> Provided material

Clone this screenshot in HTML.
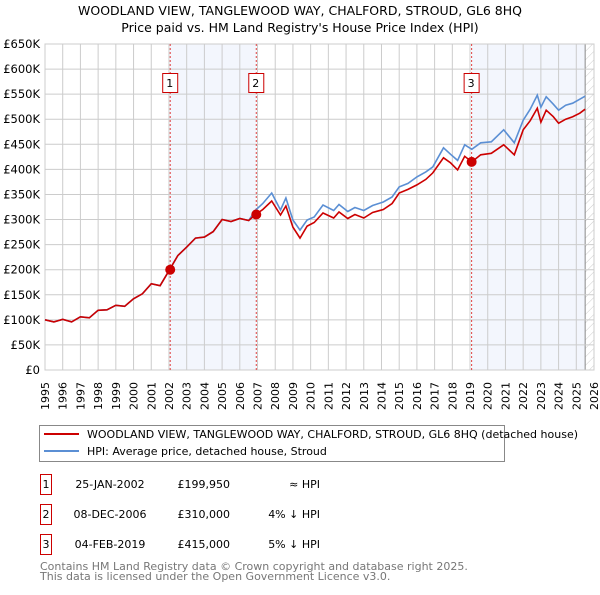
<!DOCTYPE html>
<html><head><meta charset="utf-8"><style>
body{margin:0;background:#fff;font-family:"Liberation Sans","DejaVu Sans",sans-serif;}
svg text{font-family:"DejaVu Sans","Liberation Sans",sans-serif;}
</style></head><body>
<svg id="chart" width="600" height="590" viewBox="0 0 600 590" xmlns="http://www.w3.org/2000/svg">
<defs><pattern id="hatch" width="6" height="6" patternUnits="userSpaceOnUse" patternTransform="rotate(45)"><line x1="0" y1="0" x2="0" y2="6" stroke="#ccc" stroke-width="1"/></pattern></defs>
<text x="300" y="15" text-anchor="middle" font-size="12.5">WOODLAND VIEW, TANGLEWOOD WAY, CHALFORD, STROUD, GL6 8HQ</text>
<text x="300" y="32" text-anchor="middle" font-size="12.5">Price paid vs. HM Land Registry's House Price Index (HPI)</text>
<g id="plot"></g>
<g>
<rect x="39.5" y="425.5" width="465" height="36" fill="#fff" stroke="#888"/>
<line x1="44" y1="434" x2="79" y2="434" stroke="#cc0000" stroke-width="2"/>
<text x="87" y="438" font-size="11">WOODLAND VIEW, TANGLEWOOD WAY, CHALFORD, STROUD, GL6 8HQ (detached house)</text>
<line x1="44" y1="451" x2="79" y2="451" stroke="#5b8fd4" stroke-width="2"/>
<text x="87" y="455" font-size="11">HPI: Average price, detached house, Stroud</text>
</g>
<g id="table" font-size="11"></g>
<text x="40" y="570" font-size="11" fill="#777">Contains HM Land Registry data © Crown copyright and database right 2025.</text>
<text x="40" y="580" font-size="11" fill="#777">This data is licensed under the Open Government Licence v3.0.</text>
</svg>
<script>
const years=[1995,1995.5,1996,1996.5,1997,1997.5,1998,1998.5,1999,1999.5,2000,2000.5,2001,2001.5,2002,2002.5,2003,2003.5,2004,2004.5,2005,2005.5,2006,2006.5,2006.9,2007.3,2007.8,2008.3,2008.6,2009.0,2009.4,2009.8,2010.2,2010.7,2011.3,2011.6,2012.1,2012.5,2013.0,2013.5,2014.1,2014.6,2015.0,2015.5,2016.0,2016.5,2016.9,2017.5,2017.9,2018.3,2018.7,2019.1,2019.6,2020.2,2020.9,2021.5,2022.0,2022.4,2022.8,2023.0,2023.3,2023.7,2024.0,2024.4,2024.8,2025.2,2025.5];
const hpiValues=[100,96,101,96,106,104,119,120,129,127,142,152,172,168,198,228,245,263,265,276,300,296,302,298,319,332,353,319,343,299,279,299,305,329,318,330,316,324,318,328,335,345,365,372,385,395,405,443,430,418,449,440,453,455,479,453,498,520,548,524,545,530,518,528,532,540,546];
const priceValues=[100,96,101,96,106,104,119,120,129,127,142,152,172,168,198,228,245,263,265,276,300,296,302,298,310,320,337,309,327,285,263,287,294,313,303,315,302,310,303,314,320,332,353,360,369,380,393,423,413,399,426,415,429,432,449,429,479,497,522,494,518,505,492,500,505,512,520];
const saleYears=[2002.07,2006.93,2019.09];
const salePrices=[199.95,310,415];
const saleDates=["25-JAN-2002","08-DEC-2006","04-FEB-2019"];
const saleLabels=["£199,950","£310,000","£415,000"];
const saleRel=["≈ HPI","4% ↓ HPI","5% ↓ HPI"];
const yTicks=[0,50,100,150,200,250,300,350,400,450,500,550,600,650];
const xTicks=[1995,1996,1997,1998,1999,2000,2001,2002,2003,2004,2005,2006,2007,2008,2009,2010,2011,2012,2013,2014,2015,2016,2017,2018,2019,2020,2021,2022,2023,2024,2025,2026];
const X0=45,X1=594,Y0=370,Y1=44;
const xs=y=>X0+(y-1995)/(2026-1995)*(X1-X0);
const ys=v=>Y0-v/650*(Y0-Y1);
const NS="http://www.w3.org/2000/svg";
const plot=document.getElementById('plot');
function mk(tag,at,parent){const e=document.createElementNS(NS,tag);for(const k in at)e.setAttribute(k,at[k]);(parent||plot).appendChild(e);return e;}
let s1=mk('rect',{x:xs(saleYears[0]),y:Y1,width:xs(saleYears[1])-xs(saleYears[0]),height:Y0-Y1,fill:'#f3f6fd'});


let s2=mk('rect',{x:xs(saleYears[2]),y:Y1,width:xs(2025.5)-xs(saleYears[2]),height:Y0-Y1,fill:'#f3f6fd'});


let h=mk('rect',{x:xs(2025.5),y:Y1,width:X1-xs(2025.5),height:Y0-Y1,fill:'url(#hatch)'});


mk('line',{x1:xs(2025.5),x2:xs(2025.5),y1:Y1,y2:Y0,stroke:'#888'});
yTicks.forEach(v=>{
 let l=mk('line',{x1:X0,x2:X1,y1:ys(v),y2:ys(v),stroke:'#ccc'});
 
 
 let t=mk('text',{x:40,y:ys(v)+4,'text-anchor':'end','font-size':'11.5'});
 t.textContent=v===0?'£0':'£'+v+'K';
 
 
});
xTicks.forEach(y=>{
 let l=mk('line',{x1:xs(y),x2:xs(y),y1:Y1,y2:Y0,stroke:'#ccc'});
 
 
 let t=mk('text',{x:0,y:0,'text-anchor':'end','font-size':'11',transform:`translate(${xs(y)+4},${Y0+12}) rotate(-90)`});
 t.textContent=y;
 
 
});
mk('rect',{x:X0,y:Y1,width:X1-X0,height:Y0-Y1,fill:'none',stroke:'#ccc'});
saleYears.forEach((y,i)=>{
 let l=mk('line',{x1:xs(y),x2:xs(y),y1:Y1,y2:Y0,stroke:'#e04040','stroke-dasharray':'2,2'});
 
 
 let r=mk('rect',{x:xs(y)-7.5,y:73.5,width:15,height:19,fill:'#fff',stroke:'#cc0000'});
 
 
 let t=mk('text',{x:xs(y)-0.5,y:87,'text-anchor':'middle','font-size':'11'});
 t.textContent=i+1;
 
 
});
function path(vals){return vals.map((v,i)=>(i?'L':'M')+xs(years[i]).toFixed(1)+','+ys(v).toFixed(1)).join('');}
let hp=mk('path',{d:path(hpiValues),fill:'none',stroke:'#5b8fd4','stroke-width':1.6});


let pp=mk('path',{d:path(priceValues),fill:'none',stroke:'#cc0000','stroke-width':1.6});


saleYears.forEach((y,i)=>{
 let c=mk('circle',{cx:xs(y),cy:ys(salePrices[i]),r:5,fill:'#cc0000'});
 
 
});
const tb=document.getElementById('table');
const rowY=[486,516,546];
saleDates.forEach((d,i)=>{
 let r=mk('rect',{x:40.5,y:rowY[i]-11.5,width:11,height:20,fill:'#fff',stroke:'#cc0000'},tb);
 
 
 let a=mk('text',{x:46,y:rowY[i]+2,'text-anchor':'middle'},tb);a.textContent=i+1;
 
 
 let b=mk('text',{x:110,y:rowY[i]+2,'text-anchor':'middle'},tb);b.textContent=d;
 
 
 let c=mk('text',{x:230,y:rowY[i]+2,'text-anchor':'end'},tb);c.textContent=saleLabels[i];
 
 
 let e=mk('text',{x:320,y:rowY[i]+2,'text-anchor':'end'},tb);e.textContent=saleRel[i];
 
 
});
</script>
</body></html>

> What this task involves
The pictures should not be reproduced; quote all of the other material exactly.

> Solution for this exercise
Clone this screenshot in HTML.
<!DOCTYPE html>
<html><head><meta charset="utf-8"><style>
body{margin:0;background:#fff;font-family:"Liberation Sans","DejaVu Sans",sans-serif;}
svg text{font-family:"DejaVu Sans","Liberation Sans",sans-serif;}
</style></head><body>
<svg id="chart" width="600" height="590" viewBox="0 0 600 590" xmlns="http://www.w3.org/2000/svg">
<defs><pattern id="hatch" width="6" height="6" patternUnits="userSpaceOnUse" patternTransform="rotate(45)"><line x1="0" y1="0" x2="0" y2="6" stroke="#ccc" stroke-width="1"/></pattern></defs>
<text x="300" y="15" text-anchor="middle" font-size="12.5">WOODLAND VIEW, TANGLEWOOD WAY, CHALFORD, STROUD, GL6 8HQ</text>
<text x="300" y="32" text-anchor="middle" font-size="12.5">Price paid vs. HM Land Registry's House Price Index (HPI)</text>
<g id="plot"></g>
<g>
<rect x="39.5" y="425.5" width="465" height="36" fill="#fff" stroke="#888"/>
<line x1="44" y1="434" x2="79" y2="434" stroke="#cc0000" stroke-width="2"/>
<text x="87" y="438" font-size="11">WOODLAND VIEW, TANGLEWOOD WAY, CHALFORD, STROUD, GL6 8HQ (detached house)</text>
<line x1="44" y1="451" x2="79" y2="451" stroke="#5b8fd4" stroke-width="2"/>
<text x="87" y="455" font-size="11">HPI: Average price, detached house, Stroud</text>
</g>
<g id="table" font-size="11"></g>
<text x="40" y="570" font-size="11" fill="#777">Contains HM Land Registry data © Crown copyright and database right 2025.</text>
<text x="40" y="580" font-size="11" fill="#777">This data is licensed under the Open Government Licence v3.0.</text>
</svg>
<script>
const years=[1995,1995.5,1996,1996.5,1997,1997.5,1998,1998.5,1999,1999.5,2000,2000.5,2001,2001.5,2002,2002.5,2003,2003.5,2004,2004.5,2005,2005.5,2006,2006.5,2006.9,2007.3,2007.8,2008.3,2008.6,2009.0,2009.4,2009.8,2010.2,2010.7,2011.3,2011.6,2012.1,2012.5,2013.0,2013.5,2014.1,2014.6,2015.0,2015.5,2016.0,2016.5,2016.9,2017.5,2017.9,2018.3,2018.7,2019.1,2019.6,2020.2,2020.9,2021.5,2022.0,2022.4,2022.8,2023.0,2023.3,2023.7,2024.0,2024.4,2024.8,2025.2,2025.5];
const hpiValues=[100,96,101,96,106,104,119,120,129,127,142,152,172,168,198,228,245,263,265,276,300,296,302,298,319,332,353,319,343,299,279,299,305,329,318,330,316,324,318,328,335,345,365,372,385,395,405,443,430,418,449,440,453,455,479,453,498,520,548,524,545,530,518,528,532,540,546];
const priceValues=[100,96,101,96,106,104,119,120,129,127,142,152,172,168,198,228,245,263,265,276,300,296,302,298,310,320,337,309,327,285,263,287,294,313,303,315,302,310,303,314,320,332,353,360,369,380,393,423,413,399,426,415,429,432,449,429,479,497,522,494,518,505,492,500,505,512,520];
const saleYears=[2002.07,2006.93,2019.09];
const salePrices=[199.95,310,415];
const saleDates=["25-JAN-2002","08-DEC-2006","04-FEB-2019"];
const saleLabels=["£199,950","£310,000","£415,000"];
const saleRel=["≈ HPI","4% ↓ HPI","5% ↓ HPI"];
const yTicks=[0,50,100,150,200,250,300,350,400,450,500,550,600,650];
const xTicks=[1995,1996,1997,1998,1999,2000,2001,2002,2003,2004,2005,2006,2007,2008,2009,2010,2011,2012,2013,2014,2015,2016,2017,2018,2019,2020,2021,2022,2023,2024,2025,2026];
const X0=45,X1=594,Y0=370,Y1=44;
const xs=y=>X0+(y-1995)/(2026-1995)*(X1-X0);
const ys=v=>Y0-v/650*(Y0-Y1);
const NS="http://www.w3.org/2000/svg";
const plot=document.getElementById('plot');
function mk(tag,at,parent){const e=document.createElementNS(NS,tag);for(const k in at)e.setAttribute(k,at[k]);(parent||plot).appendChild(e);return e;}
let s1=mk('rect',{x:xs(saleYears[0]),y:Y1,width:xs(saleYears[1])-xs(saleYears[0]),height:Y0-Y1,fill:'#f3f6fd'});


let s2=mk('rect',{x:xs(saleYears[2]),y:Y1,width:xs(2025.5)-xs(saleYears[2]),height:Y0-Y1,fill:'#f3f6fd'});


let h=mk('rect',{x:xs(2025.5),y:Y1,width:X1-xs(2025.5),height:Y0-Y1,fill:'url(#hatch)'});


mk('line',{x1:xs(2025.5),x2:xs(2025.5),y1:Y1,y2:Y0,stroke:'#888'});
yTicks.forEach(v=>{
 let l=mk('line',{x1:X0,x2:X1,y1:ys(v),y2:ys(v),stroke:'#ccc'});
 
 
 let t=mk('text',{x:40,y:ys(v)+4,'text-anchor':'end','font-size':'11.5'});
 t.textContent=v===0?'£0':'£'+v+'K';
 
 
});
xTicks.forEach(y=>{
 let l=mk('line',{x1:xs(y),x2:xs(y),y1:Y1,y2:Y0,stroke:'#ccc'});
 
 
 let t=mk('text',{x:0,y:0,'text-anchor':'end','font-size':'11',transform:`translate(${xs(y)+4},${Y0+12}) rotate(-90)`});
 t.textContent=y;
 
 
});
mk('rect',{x:X0,y:Y1,width:X1-X0,height:Y0-Y1,fill:'none',stroke:'#ccc'});
saleYears.forEach((y,i)=>{
 let l=mk('line',{x1:xs(y),x2:xs(y),y1:Y1,y2:Y0,stroke:'#e04040','stroke-dasharray':'2,2'});
 
 
 let r=mk('rect',{x:xs(y)-7.5,y:73.5,width:15,height:19,fill:'#fff',stroke:'#cc0000'});
 
 
 let t=mk('text',{x:xs(y)-0.5,y:87,'text-anchor':'middle','font-size':'11'});
 t.textContent=i+1;
 
 
});
function path(vals){return vals.map((v,i)=>(i?'L':'M')+xs(years[i]).toFixed(1)+','+ys(v).toFixed(1)).join('');}
let hp=mk('path',{d:path(hpiValues),fill:'none',stroke:'#5b8fd4','stroke-width':1.6});


let pp=mk('path',{d:path(priceValues),fill:'none',stroke:'#cc0000','stroke-width':1.6});


saleYears.forEach((y,i)=>{
 let c=mk('circle',{cx:xs(y),cy:ys(salePrices[i]),r:5,fill:'#cc0000'});
 
 
});
const tb=document.getElementById('table');
const rowY=[486,516,546];
saleDates.forEach((d,i)=>{
 let r=mk('rect',{x:40.5,y:rowY[i]-11.5,width:11,height:20,fill:'#fff',stroke:'#cc0000'},tb);
 
 
 let a=mk('text',{x:46,y:rowY[i]+2,'text-anchor':'middle'},tb);a.textContent=i+1;
 
 
 let b=mk('text',{x:110,y:rowY[i]+2,'text-anchor':'middle'},tb);b.textContent=d;
 
 
 let c=mk('text',{x:230,y:rowY[i]+2,'text-anchor':'end'},tb);c.textContent=saleLabels[i];
 
 
 let e=mk('text',{x:320,y:rowY[i]+2,'text-anchor':'end'},tb);e.textContent=saleRel[i];
 
 
});
</script>
</body></html>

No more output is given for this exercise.